Farfetched or not, it's something to think about, because farfetched ideas often become nearfetched. So a sportswriter said to Granik, "Why does Ewing have to abide by rules agreed to by people who don't represent him, namely the NBA owners and union? Who gives away his rights to bargain?"

"He does," Granik said.

"He does? He's in school."

"If he wants to play in the NBA, he has to be a member of the union. It's a closed shop."

The analogy was made several times during the conference ("Representing Professional Athletes and Teams") that many businesses operate under similar agreements with unions. The sports connection makes the NBA negotiations more dramatic, but several unions set hours, wages and conditions rules that lock out any prospective employe who won't accept them.

When those rules so unfairly penalize a Patrick Ewing, say, it seems the good old American way to hire a fancy-dan lawyer, invoke the hallowed names of Spencer Haywood and Joe Kapp, and get thee to court. A sportswriter said to Granik, "Do you think there will be such litigation?"

Granik tried to smile. "You never like to predict litigation."

Anyway, it was curious (the lawyer said earlier) to read that his NBA bosses had taken the future by the nape of the neck and shaken some sense into it. "'The wave of the future,' they called it," Granik said.

Because the NBA kept it secret, few people knew that the new contract with the players as announced the first week in April wasn't a contract at all. The deal was unsigned. It wasn't written down. Lawyers are paid big money to translate English into legalese, thereby obscuring meaning for everyone but other lawyers who are paid big money to explain the legalese to clients, and so the NBA's and players' lawyers were under the gun to earn their loot.

"It was never made public," Granik told the lawyers yesterday, "but we went to work the next day for 18 hours because of an unpublished strike deadline of the first playoff game. The players didn't want to go into the playoffs without a deal."

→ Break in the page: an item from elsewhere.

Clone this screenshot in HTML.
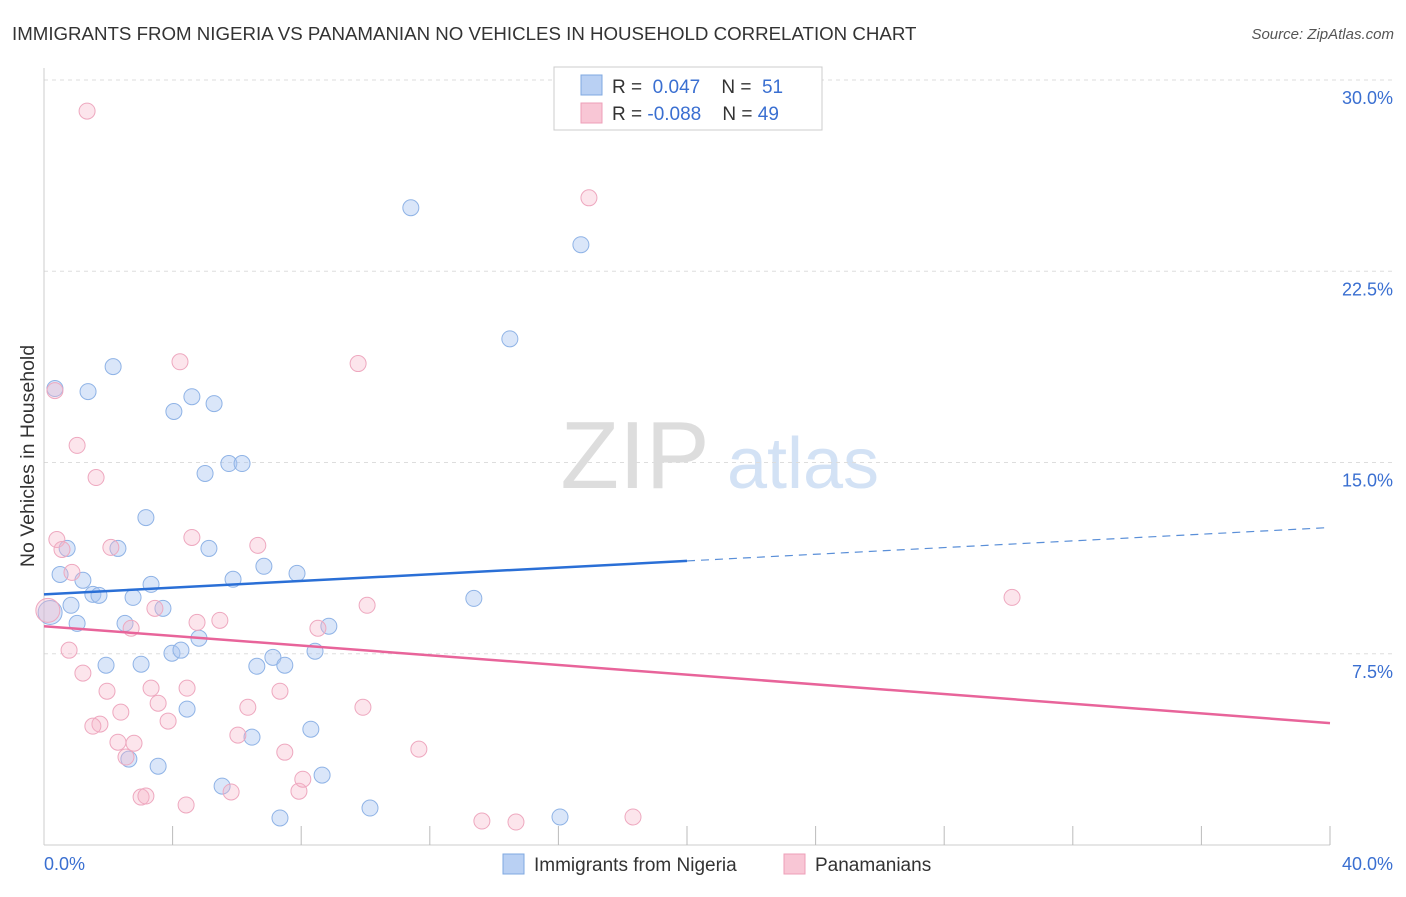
<!DOCTYPE html>
<html><head><meta charset="utf-8"><style>
body{margin:0;background:#fff;font-family:"Liberation Sans",sans-serif;}
svg text{font-family:"Liberation Sans",sans-serif;}
</style></head><body>
<svg id="chart" width="1406" height="892" viewBox="0 0 1406 892" xmlns="http://www.w3.org/2000/svg">
<text x="12" y="40" font-size="18.7" fill="#333">IMMIGRANTS FROM NIGERIA VS PANAMANIAN NO VEHICLES IN HOUSEHOLD CORRELATION CHART</text>
<text x="1394" y="39" font-size="15" fill="#555" text-anchor="end" font-style="italic">Source: ZipAtlas.com</text>
<g>
<text x="635" y="488" font-size="96" fill="#ddd" text-anchor="middle" font-family="Liberation Serif, serif">ZIP</text>
<text x="803" y="488" font-size="72" fill="#d3e2f5" text-anchor="middle">atlas</text>
</g>
<g id="grid"></g>
<g id="axes"></g>
<g id="pts"></g>
<g id="trend"></g>
<text transform="translate(34,456) rotate(-90)" font-size="19.5" fill="#333" text-anchor="middle">No Vehicles in Household</text>
<g>
<rect x="554" y="67" width="268" height="63" fill="#fff" stroke="#ccc"/>
<rect x="581" y="75" width="21" height="20" fill="#b9d0f3" stroke="#7fa8e0"/>
<rect x="581" y="103" width="21" height="20" fill="#f8c6d5" stroke="#ee9fb8"/>
<text x="612" y="93" font-size="19" fill="#333">R = <tspan fill="#3a6fd1">&#160;0.047</tspan>&#160;&#160;&#160;&#160;N = <tspan fill="#3a6fd1">&#160;51</tspan></text>
<text x="612" y="120" font-size="19" fill="#333">R = <tspan fill="#3a6fd1">-0.088</tspan>&#160;&#160;&#160;&#160;N = <tspan fill="#3a6fd1">49</tspan></text>
</g>
<g>
<rect x="503" y="854" width="21" height="20" fill="#b9d0f3" stroke="#7fa8e0"/>
<text x="534" y="871" font-size="19" fill="#333">Immigrants from Nigeria</text>
<rect x="784" y="854" width="21" height="20" fill="#f8c6d5" stroke="#ee9fb8"/>
<text x="815" y="871" font-size="19" fill="#333">Panamanians</text>
</g>
</svg>
<script>
const yTicks=[7.5,15,22.5,30];
const yTickLabels=["7.5%","15.0%","22.5%","30.0%"];
const xTickLabels=["0.0%","40.0%"];
const blueX=[0.34,0.50,0.72,0.84,1.03,1.21,1.37,1.52,1.71,1.93,2.15,2.30,2.52,2.64,2.77,3.02,3.17,3.33,3.55,3.70,3.98,4.04,4.26,4.45,4.60,4.82,5.01,5.13,5.29,5.54,5.75,5.88,6.16,6.47,6.62,6.84,7.12,7.34,7.49,7.87,8.30,8.43,8.65,8.86,10.14,11.41,13.37,14.49,16.05,16.70,0.19];
const blueY=[17.90,10.61,11.63,9.40,8.69,10.38,17.78,9.83,9.79,7.05,18.76,11.63,8.69,3.37,9.71,7.09,12.84,10.22,3.09,9.28,7.52,17.00,7.64,5.33,17.58,8.11,14.57,11.63,17.31,2.31,14.96,10.42,14.96,4.23,7.01,10.93,7.36,1.06,7.05,10.65,4.54,7.60,2.74,8.58,1.45,24.99,9.67,19.85,1.10,23.54,9.12];
const pinkX=[1.34,0.34,1.03,1.62,0.40,0.56,0.87,0.78,1.21,0.12,1.74,1.52,1.96,2.08,2.30,2.39,2.55,2.71,2.80,3.02,3.17,3.33,3.45,3.55,3.86,4.23,4.42,4.45,4.60,4.76,5.47,5.82,6.03,6.34,6.65,7.34,7.49,7.93,8.05,8.52,9.77,9.92,10.05,11.66,13.62,14.68,16.95,18.32,30.11];
const pinkY=[28.78,17.82,15.67,14.41,11.98,11.59,10.69,7.64,6.74,9.20,4.74,4.66,6.03,11.67,4.03,5.21,3.45,8.50,3.99,1.88,1.92,6.15,9.28,5.56,4.86,18.95,1.57,6.15,12.06,8.73,8.81,2.08,4.31,5.40,11.75,6.03,3.64,2.11,2.58,8.50,18.88,5.40,9.40,3.76,0.94,0.90,25.38,1.10,9.71];
const blueTrend=[9.83,12.45];
const pinkTrend=[8.58,4.78];
const NS="http://www.w3.org/2000/svg";
const X0=44,X1=1330,Y0=845,YT=80;
const sx=v=>X0+(v/40)*(X1-X0);
const sy=v=>Y0-(v/30)*(Y0-YT);
function mk(tag,attrs,parent){const e=document.createElementNS(NS,tag);for(const k in attrs)e.setAttribute(k,attrs[k]);parent.appendChild(e);return e;}
const grid=document.getElementById('grid'),axes=document.getElementById('axes');
yTicks.forEach((t,i)=>{
 const l=mk('line',{x1:X0,x2:1393,y1:sy(t),y2:sy(t),stroke:'#ddd','stroke-dasharray':'4,4'},grid);
 
 
 const tx=mk('text',{x:1393,y:sy(t)+24,'font-size':18,fill:'#3a6fd1','text-anchor':'end'},axes);
 tx.textContent=yTickLabels[i];
 
 
});
const ya=mk('line',{x1:X0,x2:X0,y1:68,y2:Y0,stroke:'#ccc'},axes);


const xa=mk('line',{x1:X0,x2:X1,y1:Y0,y2:Y0,stroke:'#ccc'},axes);


for(let i=1;i<=10;i++){
 const t=mk('line',{x1:sx(i*4),x2:sx(i*4),y1:826,y2:Y0,stroke:'#bbb'},axes);
 
 
}
const xl0=mk('text',{x:44,y:870,'font-size':18,fill:'#3a6fd1'},axes);xl0.textContent=xTickLabels[0];


const xl1=mk('text',{x:1393,y:870,'font-size':18,fill:'#3a6fd1','text-anchor':'end'},axes);xl1.textContent=xTickLabels[1];


const pts=document.getElementById('pts');
function dots(xs,ys,fill,stroke,name){xs.forEach((x,i)=>{
 const r=(x<0.25)?12:8;
 const c=mk('circle',{cx:sx(x),cy:sy(ys[i]),r:r,fill:fill,stroke:stroke,'stroke-width':1},pts);
 
 
});}
dots(blueX,blueY,'rgba(168,196,240,0.42)','#8fb3e6','point-nigeria');
dots(pinkX,pinkY,'rgba(245,180,200,0.35)','#eea8bf','point-panamanian');
const tr=document.getElementById('trend');
const bmid=blueTrend[0]+(blueTrend[1]-blueTrend[0])*0.5;
const b1=mk('line',{x1:sx(0),y1:sy(blueTrend[0]),x2:sx(20),y2:sy(bmid),stroke:'#2a6fd6','stroke-width':2.5},tr);


const b2=mk('line',{x1:sx(20),y1:sy(bmid),x2:sx(40),y2:sy(blueTrend[1]),stroke:'#5a8fd8','stroke-width':1.2,'stroke-dasharray':'8,6'},tr);


const p1=mk('line',{x1:sx(0),y1:sy(pinkTrend[0]),x2:sx(40),y2:sy(pinkTrend[1]),stroke:'#e8649a','stroke-width':2.5},tr);


</script>
</body></html>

Naturally, the players don't trust the owners. Granik indicated that the league doesn't much trust its owners, general managers and counsels to live by the intent of the new contract. The contract calls for each team to have a salary limit, beginning in 1984-85 at a projected $3.6 million (except for teams already over that, their limit being the current payroll).

"Knowing our teams the way we do," Granik said, "we never underestimate their ability to get around the rules."

He said this with a lawyer's wry admiration for the cunning of other miscreants.

If everyone stays in line, the counselor said, this new deal is a good thing. The league's 23 teams lost only $10 million last year, according to Granik.

"We're now guaranteeing that salaries will be 53 percent of revenue, whereas the number had been 59-60 percent. That 6 percent can be $15-20 million savings."

When teams lost their stars in free-agent auctions, Granik said, the NBA worried about "comparative parity." "Those teams might be .500 if they were lucky. The fans may start to believing they could never win a championship. We wanted to give each team the same number of chips to bid with."

The biggest test of what this all means comes this summer when Kareem Abdul-Jabbar conducts his free-agent negotiations. The Lakers, under the new rules, can sign him for any amount. Another team such as the Knicks, also over the standard salary ceiling, can sign him only by reducing their payroll the amount they then pay Abdul-Jabbar.

Translated, that means Marvin Webster ought to keep a suitcase packed because he and another buddy will be catching the next bus out of the Big Apple.